Justice of the Oklahoma Court of Civil Appeals
- Incumbent
- Assumed office May, 2006
- Appointed by: Brad Henry

Personal details
- Born: 1948 (age 77–78) Stillwater, Oklahoma
- Alma mater: University of Oklahoma
- Occupation: Attorney, judge
- Profession: Law

= John Fischer (judge) =

American judge

John Fischer (born 1948) is a judge on the Oklahoma Court of Civil Appeals, the intermediate appellate court in the state of Oklahoma.

==Background and education==
Judge John Fischer was born in Stillwater, Oklahoma. Fischer earned his undergraduate, masters, and law degrees from the University of Oklahoma. Both his bachelor and master degrees were in English literature.
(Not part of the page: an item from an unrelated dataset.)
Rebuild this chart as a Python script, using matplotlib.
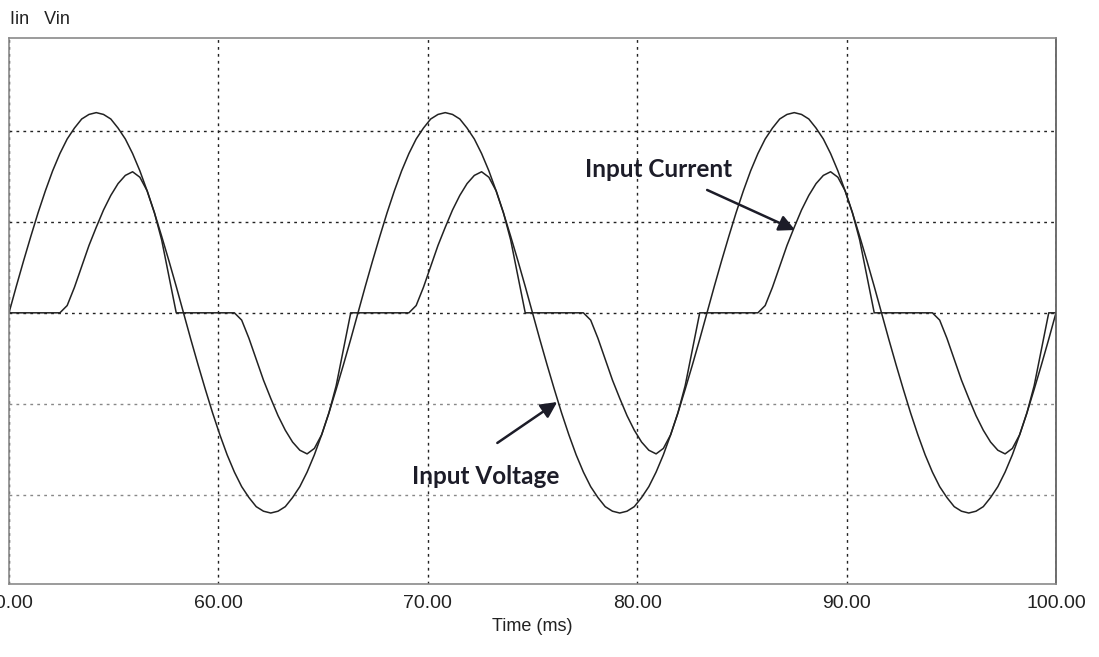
import numpy as np
import matplotlib
matplotlib.use("Agg")
import matplotlib.pyplot as plt

# time grid: 3 mains cycles (60 Hz), sampled every 7.5 degrees
time_ms = np.linspace(50, 100, 145)

# input voltage (arbitrary units, 1 unit = 1 grid division)
vin = [
    0, .29, .57, .84, 1.10, 1.34, 1.56, 1.75, 1.91, 2.03, 2.13, 2.18, 2.20, 2.18, 2.13, 2.03, 1.91, 1.75, 1.56, 1.34, 1.10, .84, .57, .29,
    0, -.29, -.57, -.84, -1.10, -1.34, -1.56, -1.75, -1.91, -2.03, -2.13, -2.18, -2.20, -2.18, -2.13, -2.03, -1.91, -1.75, -1.56, -1.34, -1.10, -.84, -.57, -.29,
    0, .29, .57, .84, 1.10, 1.34, 1.56, 1.75, 1.91, 2.03, 2.13, 2.18, 2.20, 2.18, 2.13, 2.03, 1.91, 1.75, 1.56, 1.34, 1.10, .84, .57, .29,
    0, -.29, -.57, -.84, -1.10, -1.34, -1.56, -1.75, -1.91, -2.03, -2.13, -2.18, -2.20, -2.18, -2.13, -2.03, -1.91, -1.75, -1.56, -1.34, -1.10, -.84, -.57, -.29,
    0, .29, .57, .84, 1.10, 1.34, 1.56, 1.75, 1.91, 2.03, 2.13, 2.18, 2.20, 2.18, 2.13, 2.03, 1.91, 1.75, 1.56, 1.34, 1.10, .84, .57, .29,
    0, -.29, -.57, -.84, -1.10, -1.34, -1.56, -1.75, -1.91, -2.03, -2.13, -2.18, -2.20, -2.18, -2.13, -2.03, -1.91, -1.75, -1.56, -1.34, -1.10, -.84, -.57, -.29,
    0,
]

# input current
iin = [
    0, 0, 0, 0, 0, 0, 0, 0, .08, .28, .51, .74, .94, 1.13, 1.29, 1.42, 1.51, 1.55, 1.49, 1.34, 1.10, .80, .40, 0,
    0, 0, 0, 0, 0, 0, 0, 0, -.08, -.28, -.51, -.74, -.94, -1.13, -1.29, -1.42, -1.51, -1.55, -1.49, -1.34, -1.10, -.80, -.40, 0,
    0, 0, 0, 0, 0, 0, 0, 0, .08, .28, .51, .74, .94, 1.13, 1.29, 1.42, 1.51, 1.55, 1.49, 1.34, 1.10, .80, .40, 0,
    0, 0, 0, 0, 0, 0, 0, 0, -.08, -.28, -.51, -.74, -.94, -1.13, -1.29, -1.42, -1.51, -1.55, -1.49, -1.34, -1.10, -.80, -.40, 0,
    0, 0, 0, 0, 0, 0, 0, 0, .08, .28, .51, .74, .94, 1.13, 1.29, 1.42, 1.51, 1.55, 1.49, 1.34, 1.10, .80, .40, 0,
    0, 0, 0, 0, 0, 0, 0, 0, -.08, -.28, -.51, -.74, -.94, -1.13, -1.29, -1.42, -1.51, -1.55, -1.49, -1.34, -1.10, -.80, -.40, 0,
    0,
]

xticks = [50, 60, 70, 80, 90, 100]
xtick_labels = ["50.00", "60.00", "70.00", "80.00", "90.00", "100.00"]
ygrid = [-2, -1, 0, 1, 2]

plt.rcParams['font.family'] = ['Liberation Sans', 'DejaVu Sans']

fig = plt.figure(figsize=(10.99, 6.57), dpi=100)
ax = fig.add_axes([9 / 1099, 1 - 584 / 657, (1056 - 9) / 1099, (584 - 38) / 657])

ax.plot(time_ms, vin, color='#222222', lw=1.1)
ax.plot(time_ms, iin, color='#222222', lw=1.1)

ax.set_xlim(50, 100)
ax.set_ylim(-2.98, 3.02)
ax.set_xticks(xticks)
ax.set_xticklabels(xtick_labels, fontsize=14, color='#222222')
ax.set_yticks(ygrid)
ax.set_yticklabels([])
ax.tick_params(length=0, pad=8)

ax.grid(True, color='#222222', linestyle=(0, (2, 3)), lw=1)
for val, gl in zip(ygrid, ax.get_ygridlines()):
    if val < 0:
        gl.set_color('#888888')

for s in ax.spines.values():
    s.set_color('#8a8a8a')
    s.set_linewidth(1.2)
ax.spines['right'].set_color('#555555')

ax.set_xlabel("Time (ms)", fontsize=13, color='#222222', labelpad=4)
fig.text(10 / 1099, 1 - 24 / 657, "Iin   Vin", fontsize=13, color='#222222')

label_font = dict(fontsize=17.5, fontweight='bold', family=['Lato', 'DejaVu Sans'],
                  color='#1c1c28', va='center', ha='left')
arrow = dict(arrowstyle='-|>', color='#1c1c28', lw=1.8, mutation_scale=24,
             shrinkA=0, shrinkB=0)

ax.text(77.5, 1.57, "Input Current", **label_font)
ax.annotate("", xy=(87.54, 0.91), xytext=(83.34, 1.35), arrowprops=arrow)
ax.text(69.26, -1.80, "Input Voltage", **label_font)
ax.annotate("", xy=(76.18, -0.98), xytext=(73.32, -1.43), arrowprops=arrow)

fig.savefig("out.png", dpi=100)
He received his Juris Doctor (J.D.) from the University of Oklahoma College of Law in 1975. He was appointed to the court in May, 2006 by Governor Brad Henry.

While in law school, Fischer won the Liberty National Bank Scholarship, was named a member of the Dean's Honor Roll and became a Faculty Honor Student.

==Law career==
Fischer began his career with public service in 1976, as Oklahoma Assistant Attorney General, but entered private law practice in 1980, where he remained until 2006. Meanwhile, he was elected as one of the Best Lawyers in America in commercial litigation.

He was appointed to the court in May, 2006 by Governor Brad Henry. In 2011, he was named the Appellate Judge of the Year.

Fischer was retained by the voters of Oklahoma as a judge of the Court of Civil Appeals at the 2008 and 2010 general elections. He last stood for retention in 2016, when he won retention with 60.42 percent of the vote. In 2010, he won retention with a 62.74 percent of the vote. His next scheduled retention vote is January 8, 2023.

==Awards and honors==
- He is admitted to the bar in the courts of Oklahoma, the United States Supreme Court and various other federal courts.
- He is a Master of the Bench and past president of the William J. Holloway American Inn of Court.
- He is a member of the Oklahoma and American Bar Associations, Oklahoma Judicial Conference, the American Law Institute, a Fellow of the American and Oklahoma Bar Foundations and the past Oklahoma representative to the United States Court of Appeals for the 10th Circuit Advisory Committee.

==Family==
He and his wife have been married for 44 years, and they have two daughters.